Mr. Biden has pledged not to raise taxes on people earning less than $400,000 a year. The budget, though, assumes that tax cuts passed by Republicans in 2017 would expire as scheduled at the end of 2025, which would raise taxes on most Americans. On Friday, Biden administration officials said the president would work with Congress before 2025 to ensure people earning less than $400,000 would not face a tax increase.
The budget is both a collection of Mr. Biden’s ambitious economic proposals from his first months in the White House and, on multiple fronts, a repudiation of his predecessor, Donald J. Trump. Where Mr. Trump’s budgets pushed tax cuts, future spending reductions and unfulfilled promises of sustained, accelerated economic growth, Mr. Biden’s promises the dawn of an era of federal taxation and spending previously unseen in the United States outside of times of war or pandemic.
Where Mr. Trump sought to slash more than $1 trillion in federal spending on Medicaid and Obamacare, and rein in spending on Medicare, Mr. Biden’s budget proposes an additional half-trillion in spending for home health workers and federal subsidies for low- and middle-income Americans to buy health insurance.
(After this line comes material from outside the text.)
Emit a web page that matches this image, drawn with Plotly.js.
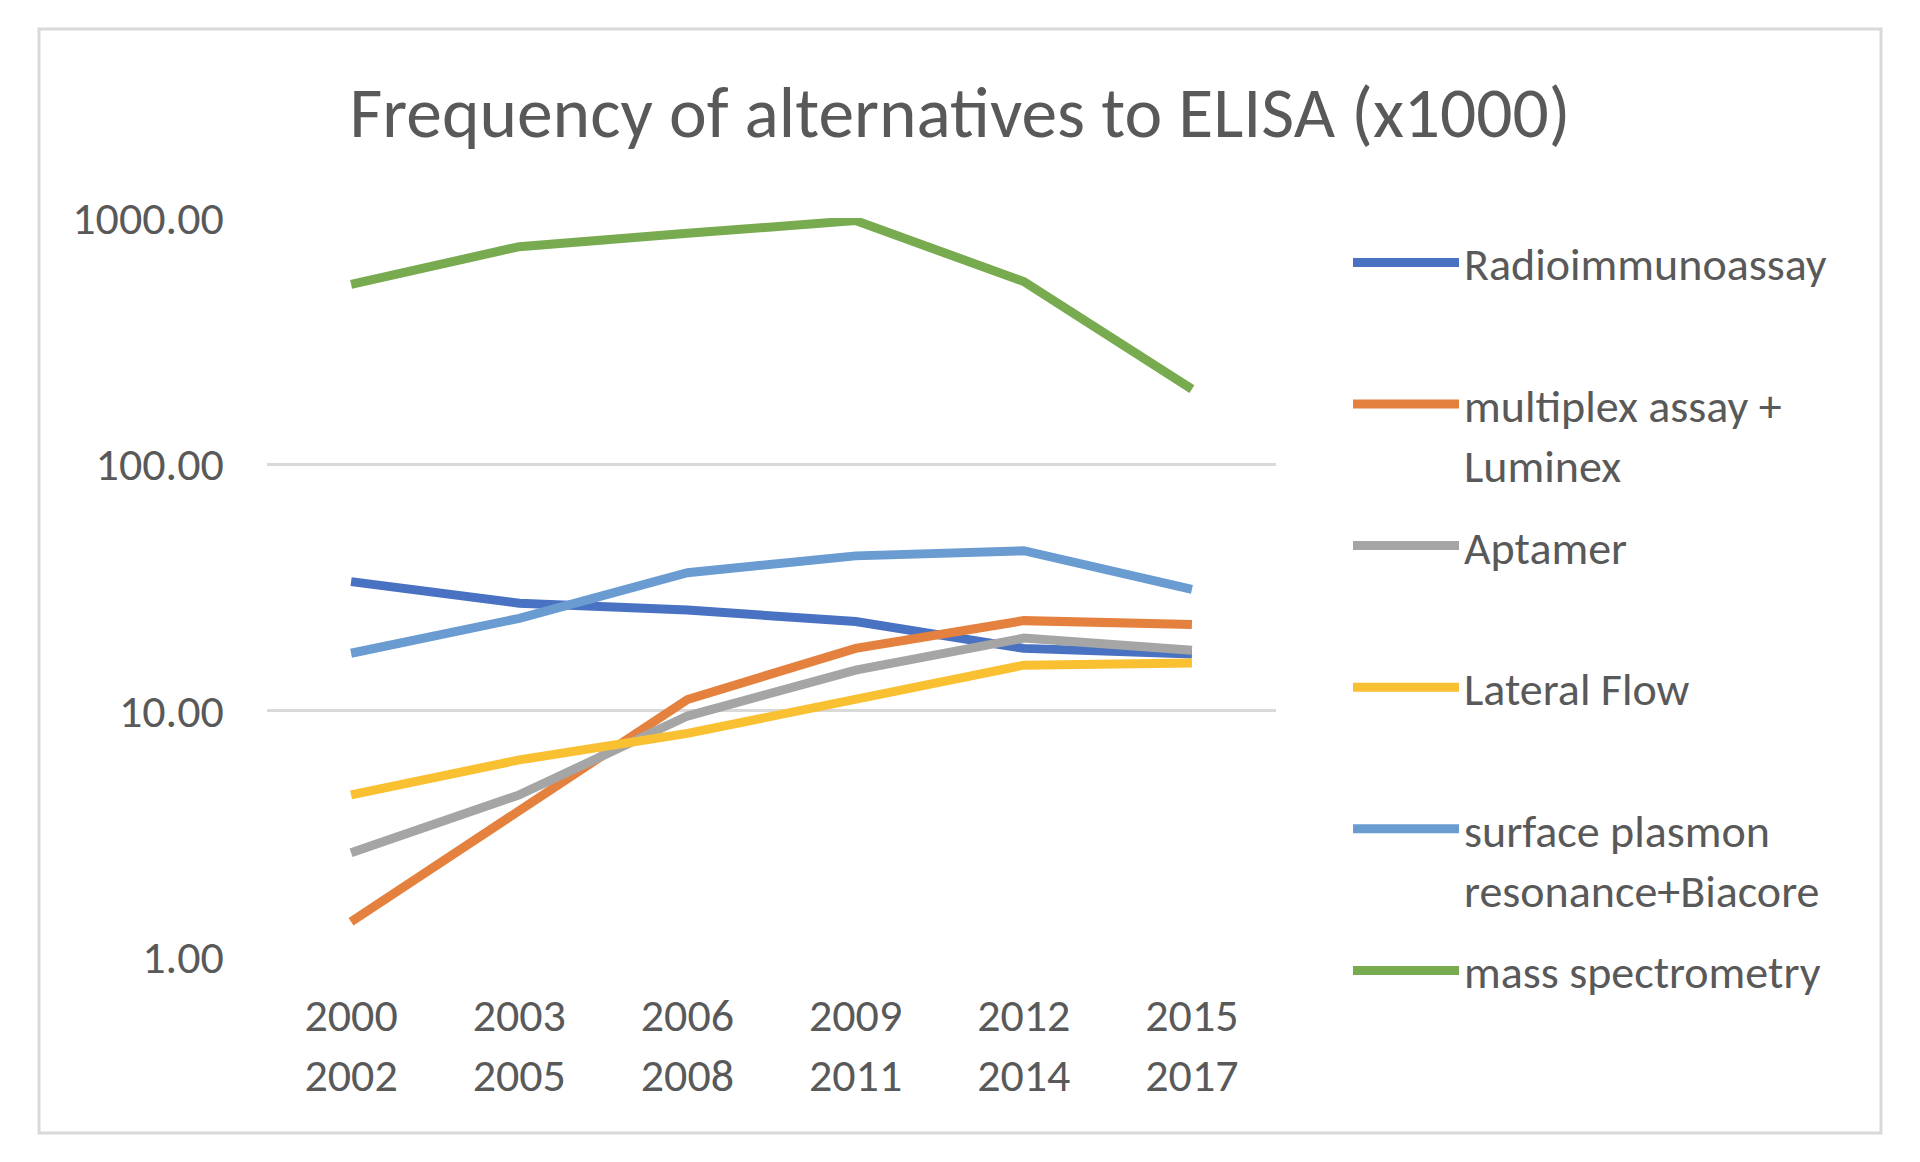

And while Mr. Trump sought to pull back from government action on climate change, Mr. Biden proposes about $1 trillion on climate-related initiatives, including infrastructure improvements meant to power the nation’s transition to an economy powered less by fossil fuels and more by lower-emission energy sources.
Mr. Biden also seeks to expand the government safety net in an effort to help Americans — particularly women of all races and men of color — work and earn more, rather than relying on corporate America to funnel higher wages to workers.
The budget reflected investments in the middle class “and the pathways to the middle class,” the acting director of the White House budget office, Shalanda Young, told reporters.
Congress will decide how much, if any, of Mr. Biden’s proposals to write into law. The president has a narrow window of opportunity to push them through. Democrats control the House and the Senate by slim margins. Republicans have balked at Mr. Biden’s plans to raise taxes on high earners and corporations and at much of his spending agenda, though some Senate Republicans are negotiating with the president over a potential deal to invest in physical infrastructure, like roads and bridges.